[start Material]
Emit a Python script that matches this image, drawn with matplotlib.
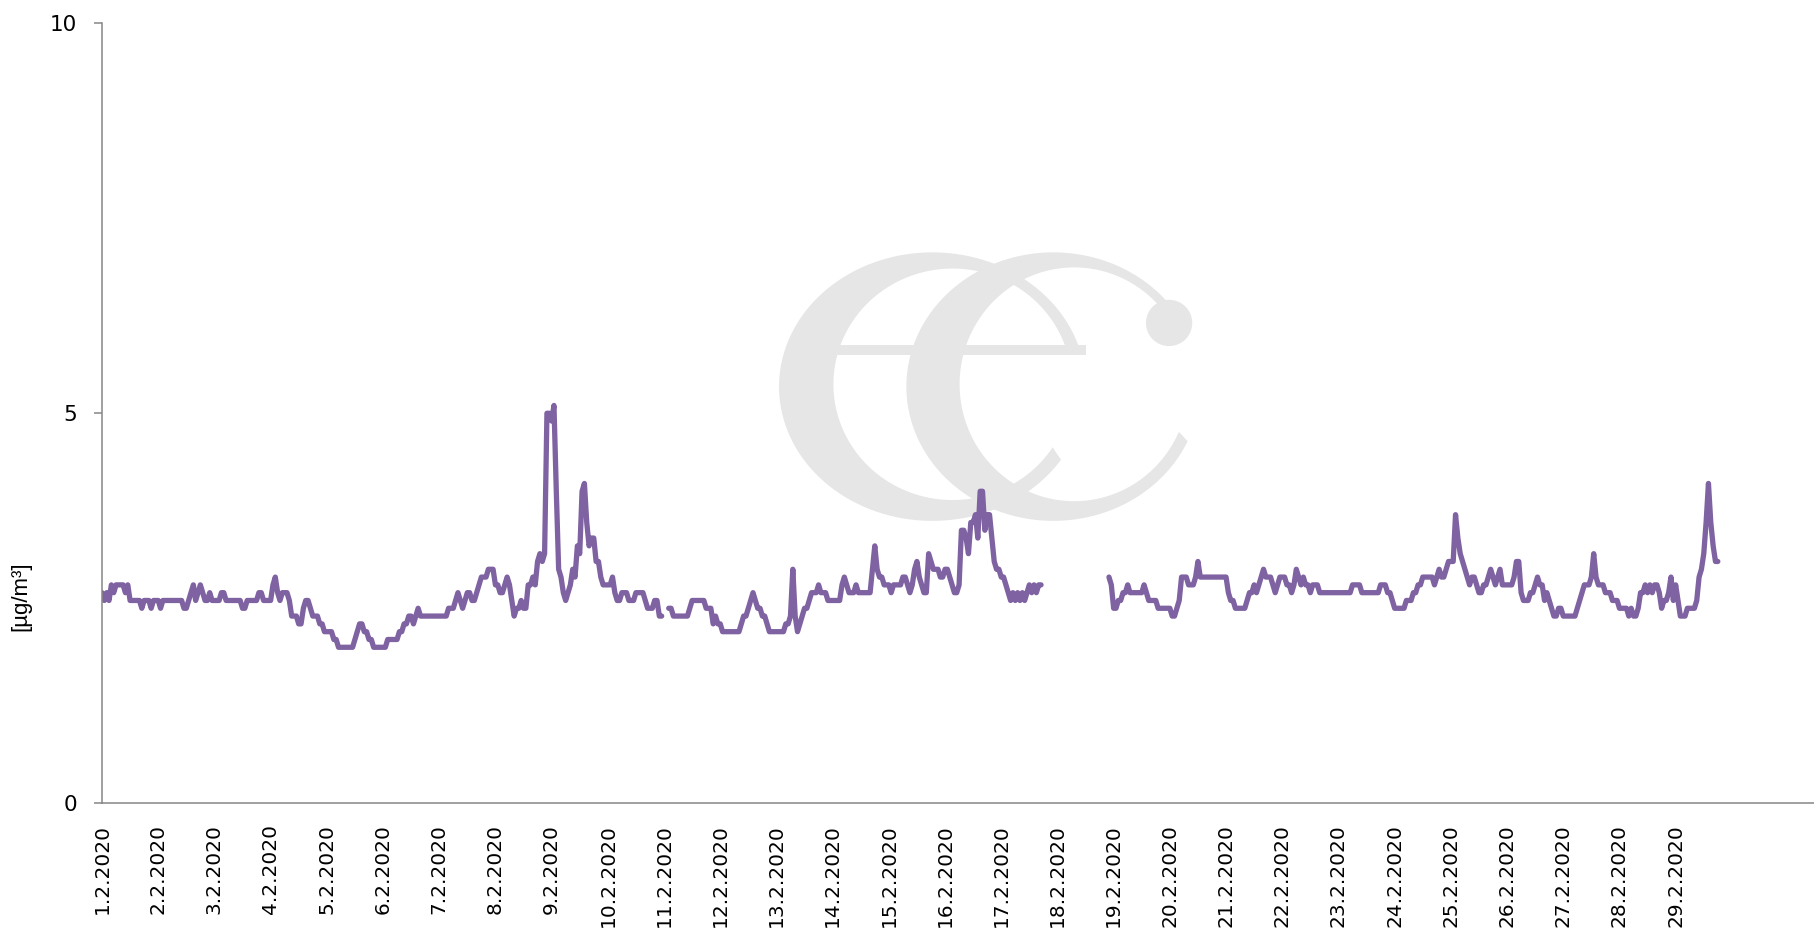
#月間の1時間値をプロット（2020年2月）
#背景にロゴの透かしを入れる

import numpy as np
import matplotlib
matplotlib.use('Agg')
import matplotlib.pyplot as plt
from matplotlib.patches import Polygon, Circle, Rectangle
from matplotlib.transforms import IdentityTransform

nan = np.nan

#1日ごとの時間値 [µg/m³]
d01 = [2.7, 2.6, 2.7, 2.6, 2.8, 2.7, 2.8, 2.8, 2.8, 2.8, 2.7, 2.8, 2.6, 2.6, 2.6, 2.6, 2.6, 2.5, 2.6, 2.6, 2.6, 2.5, 2.6, 2.6]
d02 = [2.6, 2.5, 2.6, 2.6, 2.6, 2.6, 2.6, 2.6, 2.6, 2.6, 2.6, 2.5, 2.5, 2.6, 2.7, 2.8, 2.6, 2.7, 2.8, 2.7, 2.6, 2.6, 2.7, 2.6]
d03 = [2.6, 2.6, 2.6, 2.7, 2.7, 2.6, 2.6, 2.6, 2.6, 2.6, 2.6, 2.6, 2.5, 2.5, 2.6, 2.6, 2.6, 2.6, 2.6, 2.7, 2.7, 2.6, 2.6, 2.6]
d04 = [2.6, 2.8, 2.9, 2.7, 2.6, 2.7, 2.7, 2.7, 2.6, 2.4, 2.4, 2.4, 2.3, 2.3, 2.5, 2.6, 2.6, 2.5, 2.4, 2.4, 2.4, 2.3, 2.3, 2.2]
d05 = [2.2, 2.2, 2.2, 2.1, 2.1, 2.0, 2.0, 2.0, 2.0, 2.0, 2.0, 2.0, 2.1, 2.2, 2.3, 2.3, 2.2, 2.2, 2.1, 2.1, 2.0, 2.0, 2.0, 2.0]
d06 = [2.0, 2.0, 2.1, 2.1, 2.1, 2.1, 2.1, 2.2, 2.2, 2.3, 2.3, 2.4, 2.4, 2.3, 2.4, 2.5, 2.4, 2.4, 2.4, 2.4, 2.4, 2.4, 2.4, 2.4]
d07 = [2.4, 2.4, 2.4, 2.4, 2.5, 2.5, 2.5, 2.6, 2.7, 2.6, 2.5, 2.6, 2.7, 2.7, 2.6, 2.6, 2.7, 2.8, 2.9, 2.9, 2.9, 3.0, 3.0, 3.0]
d08 = [2.8, 2.8, 2.7, 2.7, 2.8, 2.9, 2.8, 2.6, 2.4, 2.5, 2.5, 2.6, 2.5, 2.5, 2.8, 2.8, 2.9, 2.8, 3.1, 3.2, 3.1, 3.2, 5.0, 5.0]
d09 = [4.9, 5.1, 4.0, 3.0, 2.9, 2.7, 2.6, 2.7, 2.8, 3.0, 2.9, 3.3, 3.2, 4.0, 4.1, 3.6, 3.3, 3.4, 3.4, 3.1, 3.1, 2.9, 2.8, 2.8]
d10 = [2.8, 2.8, 2.9, 2.7, 2.6, 2.6, 2.7, 2.7, 2.7, 2.6, 2.6, 2.6, 2.7, 2.7, 2.7, 2.7, 2.6, 2.5, 2.5, 2.5, 2.6, 2.6, 2.4, 2.4]
d11 = [nan, nan, 2.5, 2.5, 2.4, 2.4, 2.4, 2.4, 2.4, 2.4, 2.4, 2.5, 2.6, 2.6, 2.6, 2.6, 2.6, 2.6, 2.5, 2.5, 2.5, 2.3, 2.4, 2.3]
d12 = [2.3, 2.2, 2.2, 2.2, 2.2, 2.2, 2.2, 2.2, 2.2, 2.3, 2.4, 2.4, 2.5, 2.6, 2.7, 2.6, 2.5, 2.5, 2.4, 2.4, 2.3, 2.2, 2.2, 2.2]
d13 = [2.2, 2.2, 2.2, 2.2, 2.3, 2.3, 2.4, 3.0, 2.4, 2.2, 2.3, 2.4, 2.5, 2.5, 2.6, 2.7, 2.7, 2.7, 2.8, 2.7, 2.7, 2.7, 2.6, 2.6]
d14 = [2.6, 2.6, 2.6, 2.6, 2.8, 2.9, 2.8, 2.7, 2.7, 2.7, 2.8, 2.7, 2.7, 2.7, 2.7, 2.7, 2.7, 3.0, 3.3, 3.0, 2.9, 2.9, 2.8, 2.8]
d15 = [2.8, 2.7, 2.8, 2.8, 2.8, 2.8, 2.9, 2.9, 2.8, 2.7, 2.8, 3.0, 3.1, 2.9, 2.8, 2.7, 2.7, 3.2, 3.1, 3.0, 3.0, 3.0, 2.9, 2.9]
d16 = [3.0, 3.0, 2.9, 2.8, 2.7, 2.7, 2.8, 3.5, 3.5, 3.4, 3.2, 3.6, 3.6, 3.7, 3.4, 4.0, 4.0, 3.5, 3.7, 3.7, 3.4, 3.1, 3.0, 3.0]
d17 = [2.9, 2.9, 2.8, 2.7, 2.6, 2.7, 2.6, 2.7, 2.6, 2.7, 2.6, 2.7, 2.8, 2.7, 2.8, 2.7, 2.8, 2.8, nan, nan, nan, nan, nan, nan]
d18 = [nan] * 22 + [2.9, 2.8]
d19 = [2.5, 2.5, 2.6, 2.6, 2.7, 2.7, 2.8, 2.7, 2.7, 2.7, 2.7, 2.7, 2.7, 2.8, 2.7, 2.6, 2.6, 2.6, 2.6, 2.5, 2.5, 2.5, 2.5, 2.5]
d20 = [2.5, 2.4, 2.4, 2.5, 2.6, 2.9, 2.9, 2.9, 2.8, 2.8, 2.8, 2.9, 3.1, 2.9, 2.9, 2.9, 2.9, 2.9, 2.9, 2.9, 2.9, 2.9, 2.9, 2.9]
d21 = [2.9, 2.7, 2.6, 2.6, 2.5, 2.5, 2.5, 2.5, 2.5, 2.6, 2.7, 2.7, 2.8, 2.7, 2.8, 2.9, 3.0, 2.9, 2.9, 2.9, 2.8, 2.7, 2.8, 2.9]
d22 = [2.9, 2.9, 2.8, 2.8, 2.7, 2.8, 3.0, 2.9, 2.8, 2.9, 2.8, 2.8, 2.7, 2.8, 2.8, 2.8, 2.7, 2.7, 2.7, 2.7, 2.7, 2.7, 2.7, 2.7]
d23 = [2.7, 2.7, 2.7, 2.7, 2.7, 2.7, 2.8, 2.8, 2.8, 2.8, 2.7, 2.7, 2.7, 2.7, 2.7, 2.7, 2.7, 2.7, 2.8, 2.8, 2.8, 2.7, 2.7, 2.6]
d24 = [2.5, 2.5, 2.5, 2.5, 2.5, 2.6, 2.6, 2.6, 2.7, 2.7, 2.8, 2.8, 2.9, 2.9, 2.9, 2.9, 2.9, 2.8, 2.9, 3.0, 2.9, 2.9, 3.0, 3.1]
d25 = [3.1, 3.1, 3.7, 3.4, 3.2, 3.1, 3.0, 2.9, 2.8, 2.9, 2.9, 2.8, 2.7, 2.7, 2.8, 2.8, 2.9, 3.0, 2.9, 2.8, 2.9, 3.0, 2.8, 2.8]
d26 = [2.8, 2.8, 2.8, 2.9, 3.1, 3.1, 2.7, 2.6, 2.6, 2.6, 2.7, 2.7, 2.8, 2.9, 2.8, 2.8, 2.6, 2.7, 2.6, 2.5, 2.4, 2.4, 2.5, 2.5]
d27 = [2.4, 2.4, 2.4, 2.4, 2.4, 2.4, 2.5, 2.6, 2.7, 2.8, 2.8, 2.8, 2.9, 3.2, 2.9, 2.8, 2.8, 2.8, 2.7, 2.7, 2.7, 2.6, 2.6, 2.6]
d28 = [2.5, 2.5, 2.5, 2.5, 2.4, 2.5, 2.4, 2.4, 2.5, 2.7, 2.7, 2.8, 2.7, 2.8, 2.7, 2.8, 2.8, 2.7, 2.5, 2.6, 2.6, 2.7, 2.9, 2.6]
d29 = [2.8, 2.6, 2.4, 2.4, 2.4, 2.5, 2.5, 2.5, 2.5, 2.6, 2.9, 3.0, 3.2, 3.6, 4.1, 3.6, 3.3, 3.1, 3.1, nan, nan, nan, nan, nan]

days = [d01, d02, d03, d04, d05, d06, d07, d08, d09, d10, d11, d12, d13, d14, d15,
        d16, d17, d18, d19, d20, d21, d22, d23, d24, d25, d26, d27, d28, d29]
day_labels = ['%d.2.2020' % (i + 1) for i in range(len(days))]

W, H = 1815, 931
K = W / 1568  #ロゴ寸法は縮小画像の座標で測ったので倍率をかける
line_color = '#7F62A1'
axis_color = '#868686'
logo_color = '#E6E6E6'


#画面座標（左上原点, 縮小画像基準）→ 描画ピクセル
def px(x, y):
    return K * np.asarray(x), H - K * np.asarray(y)


def add_shape(fig, patch):
    patch.set_transform(IdentityTransform())
    patch.set_zorder(-1)
    fig.add_artist(patch)


#太さが左右で違う弧（文字の胴体）
def bowl(fig, outer, inner, a0, a1):
    t = np.radians(np.linspace(a0, a1, 120))
    cx, cy, rx, ry = outer
    ox, oy = cx + rx * np.cos(t), cy - ry * np.sin(t)
    cx, cy, rx, ry = inner
    ix, iy = cx + rx * np.cos(t[::-1]), cy - ry * np.sin(t[::-1])
    X, Y = px(np.r_[ox, ix], np.r_[oy, iy])
    add_shape(fig, Polygon(np.c_[X, Y], closed=True, fc=logo_color, ec='none'))


def draw_logo(fig):
    #左の e
    bowl(fig, (805.5, 334, 132.5, 116), (823, 332, 103, 100), 16, 327)
    x0, y0 = px(722, 307)
    x1, y1 = px(938, 298)
    add_shape(fig, Rectangle((x0, y0), x1 - x0, y1 - y0, fc=logo_color, ec='none'))
    #右の c
    bowl(fig, (910, 334, 127, 116), (928, 332, 99, 101), 24, 336)
    bx, by = px(1010, 279)
    add_shape(fig, Circle((bx, by), 20 * K, fc=logo_color, ec='none'))


def main():
    values = np.concatenate([np.array(d, dtype=float) for d in days])
    hours = np.arange(len(values))

    fig = plt.figure(figsize=(W / 100, H / 100), dpi=100)
    fig.patch.set_facecolor('white')

    #軸の位置（ピクセルから換算）
    left, bottom, top = 102 / W, 1 - 803.3 / H, 1 - 23.2 / H
    ax = fig.add_axes([left, bottom, 1 - left, top - bottom])
    ax.set_facecolor('none')

    draw_logo(fig)

    ax.plot(hours, values, color=line_color, lw=3.8,
            solid_joinstyle='round', solid_capstyle='round')

    ax.set_xlim(0, 731.5)
    ax.set_ylim(0, 10)

    #軸の体裁
    for side in ['top', 'right']:
        ax.spines[side].set_visible(False)
    for side in ['left', 'bottom']:
        ax.spines[side].set_color(axis_color)
        ax.spines[side].set_linewidth(1.1)

    ax.set_yticks([0, 5, 10])
    ax.tick_params(axis='y', direction='out', length=5.8, width=1.1,
                   color=axis_color, pad=12, labelsize=15.5)
    ax.set_xticks(np.arange(len(days)) * 24)
    ax.set_xticklabels(day_labels, rotation=90, va='top', ha='center')
    ax.tick_params(axis='x', length=0, pad=15, labelsize=14.5)

    fig.text(21 / W, 1 - 596 / H, '[µg/m³]', rotation=90, ha='center', va='center',
             fontsize=16, family=['Liberation Sans Narrow', 'Liberation Sans'])

    fig.savefig('out.png', dpi=100)


if __name__ == '__main__':
    main()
[end Material]
• [What is asked] Tally the lines above containing "matplotlib". Answer with the count only.

• [Correct response] 6